Required task: Output the first line of the listing and each line after it, up to and including the line that contains "prot_furin = [0, 2, 1, 2, 0, 2]", exactly as written, minus the pictures.

Dataset section:
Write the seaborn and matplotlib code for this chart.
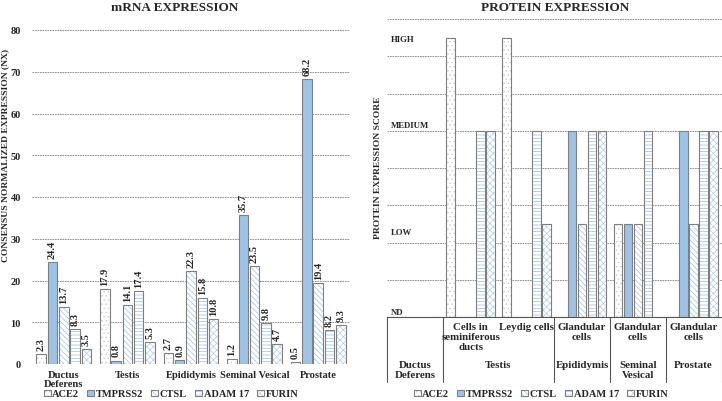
import numpy as np
import pandas as pd
import matplotlib
matplotlib.use("Agg")
import matplotlib.pyplot as plt
import matplotlib.transforms as mtrans
from matplotlib.colors import to_rgba
import seaborn as sns

# ---------------- data ----------------
genes = ["ACE2", "TMPRSS2", "CTSL", "ADAM 17", "FURIN"]

tissues = ["Ductus\nDeferens", "Testis", "Epididymis", "Seminal Vesical", "Prostate"]
mrna_ace2 = [2.3, 17.9, 2.7, 1.2, 0.5]
mrna_tmprss2 = [24.4, 0.8, 0.9, 35.7, 68.2]
mrna_ctsl = [13.7, 14.1, 22.3, 23.5, 19.4]
mrna_adam17 = [8.3, 17.4, 15.8, 9.8, 8.2]
mrna_furin = [3.5, 5.3, 10.8, 4.7, 9.3]

cell_types = ["", "Cells in\nseminiferous\nducts", "Leydig cells",
              "Glandular\ncells", "Glandular\ncells", "Glandular\ncells"]
cell_tissues = ["Ductus\nDeferens", "Testis", "Testis", "Epididymis",
                "Seminal\nVesical", "Prostate"]
prot_ace2 = [0, 3, 3, 0, 1, 0]
prot_tmprss2 = [0, 0, 0, 2, 1, 2]
prot_ctsl = [0, 0, 0, 1, 1, 1]
prot_adam17 = [0, 2, 2, 2, 2, 2]
prot_furin = [0, 2, 1, 2, 0, 2]

score_labels = ["ND", "LOW", "MEDIUM", "HIGH"]
score_values = [0, 1, 2, 3]

mrna_ticks = [0, 10, 20, 30, 40, 50, 60, 70, 80]

# ---------------- style ----------------
sns.set_theme(style="white")
plt.rcParams["font.family"] = ["Liberation Serif", "DejaVu Serif"]
plt.rcParams["font.weight"] = "bold"
plt.rcParams["hatch.linewidth"] = 0.45

BLUE = "#9DC3E6"
EDGE = "#7f7f7f"
face = {"ACE2": "white", "TMPRSS2": BLUE, "CTSL": "white", "ADAM 17": "white", "FURIN": "white"}
hatch = {"ACE2": "....", "TMPRSS2": "", "CTSL": "\\\\\\\\\\\\", "ADAM 17": "-----", "FURIN": "xxxxx"}
hcol = {"ACE2": "#c8c8c8", "TMPRSS2": BLUE, "CTSL": "#8fbbe3", "ADAM 17": "#8fbbe3", "FURIN": "#a9cbea"}

mrna_vals = [mrna_ace2, mrna_tmprss2, mrna_ctsl, mrna_adam17, mrna_furin]
prot_vals = [prot_ace2, prot_tmprss2, prot_ctsl, prot_adam17, prot_furin]

df_m = pd.DataFrame([(t, g, v[i]) for g, v in zip(genes, mrna_vals) for i, t in enumerate(tissues)],
                    columns=["tissue", "gene", "nx"])
cell_keys = [f"c{i}" for i in range(len(cell_types))]
df_p = pd.DataFrame([(c, g, v[i]) for g, v in zip(genes, prot_vals) for i, c in enumerate(cell_keys)],
                    columns=["cell", "gene", "score"])

W, H = 722, 402
fig = plt.figure(figsize=(W / 100, H / 100), dpi=100)
ax1 = fig.add_axes([32 / W, (H - 365) / H, (350 - 32) / W, (365 - 31) / H])
ax2 = fig.add_axes([387 / W, (H - 318) / H, (721.5 - 387) / W, (318 - 20) / H])


def style_bars(ax):
    for g, cont in zip(genes, ax.containers):
        for p in cont:
            p.set_edgecolor(EDGE)
            p.set_linewidth(0.8)
            p.set_hatch(hatch[g])
            try:
                p.set_hatchcolor(hcol[g])
            except AttributeError:
                p._hatch_color = to_rgba(hcol[g])


legend_kw = dict(loc="center", bbox_transform=fig.transFigure, ncol=5, frameon=False,
                 prop={"family": "Liberation Serif", "weight": "bold", "size": 7.5},
                 handlelength=0.65, handleheight=0.45, handletextpad=0.15, columnspacing=0.8,
                 borderaxespad=0, borderpad=0)

# ---------------- mRNA chart ----------------
sns.barplot(data=df_m, x="tissue", y="nx", hue="gene", order=tissues, hue_order=genes,
            palette=face, saturation=1, width=0.89, gap=0.16, errorbar=None,
            legend=False, ax=ax1)
style_bars(ax1)
for cont in ax1.containers:
    ax1.bar_label(cont, fmt="%.1f", rotation=90, padding=3, fontsize=7.5, fontweight="bold")

ax1.set_ylim(0, 80)
ax1.set_xlim(-0.5, len(tissues) - 0.5)
ax1.set_yticks(mrna_ticks)
ax1.set_yticklabels([str(t) for t in mrna_ticks], fontsize=7.5, fontweight="bold")
ax1.tick_params(axis="y", length=0, pad=8)
ax1.tick_params(axis="x", length=0, pad=4, labelsize=7.6)
for lab in ax1.get_xticklabels():
    lab.set_fontweight("bold")
    lab.set_linespacing(1.1)
ax1.set_xlabel("")
ax1.set_ylabel("")
ax1.yaxis.grid(True, linestyle=(0, (2, 1)), color="#7f7f7f", linewidth=0.6)
ax1.set_axisbelow(True)
for s in ax1.spines.values():
    s.set_visible(False)

fig.text(5 / W, 1 - 155 / H, "CONSENSUS NORMALIZED EXPRESSION (NX)", rotation=90,
         ha="center", va="center", fontsize=6.8, fontweight="bold")
fig.text(175 / W, 1 - 8 / H, "mRNA EXPRESSION", ha="center", va="center",
         fontsize=9.5, fontweight="bold")

handles = [cont[0] for cont in ax1.containers]
ax1.legend(handles, genes, bbox_to_anchor=(171 / W, 1 - 395 / H), **legend_kw)

# ---------------- protein chart ----------------
sns.barplot(data=df_p, x="cell", y="score", hue="gene", order=cell_keys, hue_order=genes,
            palette=face, saturation=1, width=0.897, gap=0.15, errorbar=None,
            legend=False, ax=ax2)
style_bars(ax2)
ax2.set_ylim(0, 3.2)
ax2.set_xlim(-0.5, len(cell_keys) - 0.5)
ax2.set_yticks(np.arange(0, 3.21, 0.4))
ax2.set_yticklabels([])
ax2.set_xticks(range(len(cell_keys)))
ax2.set_xticklabels([])
ax2.tick_params(length=0)
ax2.set_xlabel("")
ax2.set_ylabel("")
ax2.yaxis.grid(True, linestyle=(0, (2, 1)), color="#7f7f7f", linewidth=0.6)
ax2.set_axisbelow(True)
for k in ["left", "right", "top"]:
    ax2.spines[k].set_visible(False)
ax2.spines["bottom"].set_color("#555555")
ax2.spines["bottom"].set_linewidth(0.8)

label_offsets = {"ND": 0.05, "LOW": -0.09, "MEDIUM": 0.06, "HIGH": -0.01}
for lab, val in zip(score_labels, score_values):
    ax2.text(0.012, val + label_offsets[lab], lab, transform=ax2.get_yaxis_transform(),
             ha="left", va="center", fontsize=6.3, fontweight="bold")

fig.text(378 / W, 1 - 168 / H, "PROTEIN EXPRESSION SCORE", rotation=90,
         ha="center", va="center", fontsize=6.8, fontweight="bold")
fig.text(555 / W, 1 - 8 / H, "PROTEIN EXPRESSION", ha="center", va="center",
         fontsize=9.5, fontweight="bold")

# category table below the protein axes
tr = mtrans.blended_transform_factory(ax2.transData, ax2.transAxes)
y_bot = -(383 - 318) / 298
row1 = -(323 - 318) / 298
row2 = -(361 - 318) / 298
runs = []
start = 0
for i in range(1, len(cell_tissues) + 1):
    if i == len(cell_tissues) or cell_tissues[i] != cell_tissues[start]:
        runs.append((start, i - 1, cell_tissues[start]))
        start = i
bounds = sorted({r[0] - 0.5 for r in runs} | {r[1] + 0.5 for r in runs})
for b in bounds:
    ax2.plot([b, b], [0, y_bot], transform=tr, color="#555555", lw=0.8, clip_on=False)
for i, ct in enumerate(cell_types):
    if ct:
        ax2.text(i, row1, ct, transform=tr, ha="center", va="top", fontsize=7.8,
                 fontweight="bold", linespacing=1.15)
for a, b, name in runs:
    ax2.text((a + b) / 2, row2, name, transform=tr, ha="center", va="top", fontsize=7.8,
             fontweight="bold", linespacing=1.15)

handles2 = [cont[1] for cont in ax2.containers]
ax2.legend(handles2, genes, bbox_to_anchor=(541 / W, 1 - 395 / H), **legend_kw)

fig.savefig("out.png", dpi=100)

Response below:
Write the seaborn and matplotlib code for this chart.
import numpy as np
import pandas as pd
import matplotlib
matplotlib.use("Agg")
import matplotlib.pyplot as plt
import matplotlib.transforms as mtrans
from matplotlib.colors import to_rgba
import seaborn as sns

# ---------------- data ----------------
genes = ["ACE2", "TMPRSS2", "CTSL", "ADAM 17", "FURIN"]

tissues = ["Ductus\nDeferens", "Testis", "Epididymis", "Seminal Vesical", "Prostate"]
mrna_ace2 = [2.3, 17.9, 2.7, 1.2, 0.5]
mrna_tmprss2 = [24.4, 0.8, 0.9, 35.7, 68.2]
mrna_ctsl = [13.7, 14.1, 22.3, 23.5, 19.4]
mrna_adam17 = [8.3, 17.4, 15.8, 9.8, 8.2]
mrna_furin = [3.5, 5.3, 10.8, 4.7, 9.3]

cell_types = ["", "Cells in\nseminiferous\nducts", "Leydig cells",
              "Glandular\ncells", "Glandular\ncells", "Glandular\ncells"]
cell_tissues = ["Ductus\nDeferens", "Testis", "Testis", "Epididymis",
                "Seminal\nVesical", "Prostate"]
prot_ace2 = [0, 3, 3, 0, 1, 0]
prot_tmprss2 = [0, 0, 0, 2, 1, 2]
prot_ctsl = [0, 0, 0, 1, 1, 1]
prot_adam17 = [0, 2, 2, 2, 2, 2]
prot_furin = [0, 2, 1, 2, 0, 2]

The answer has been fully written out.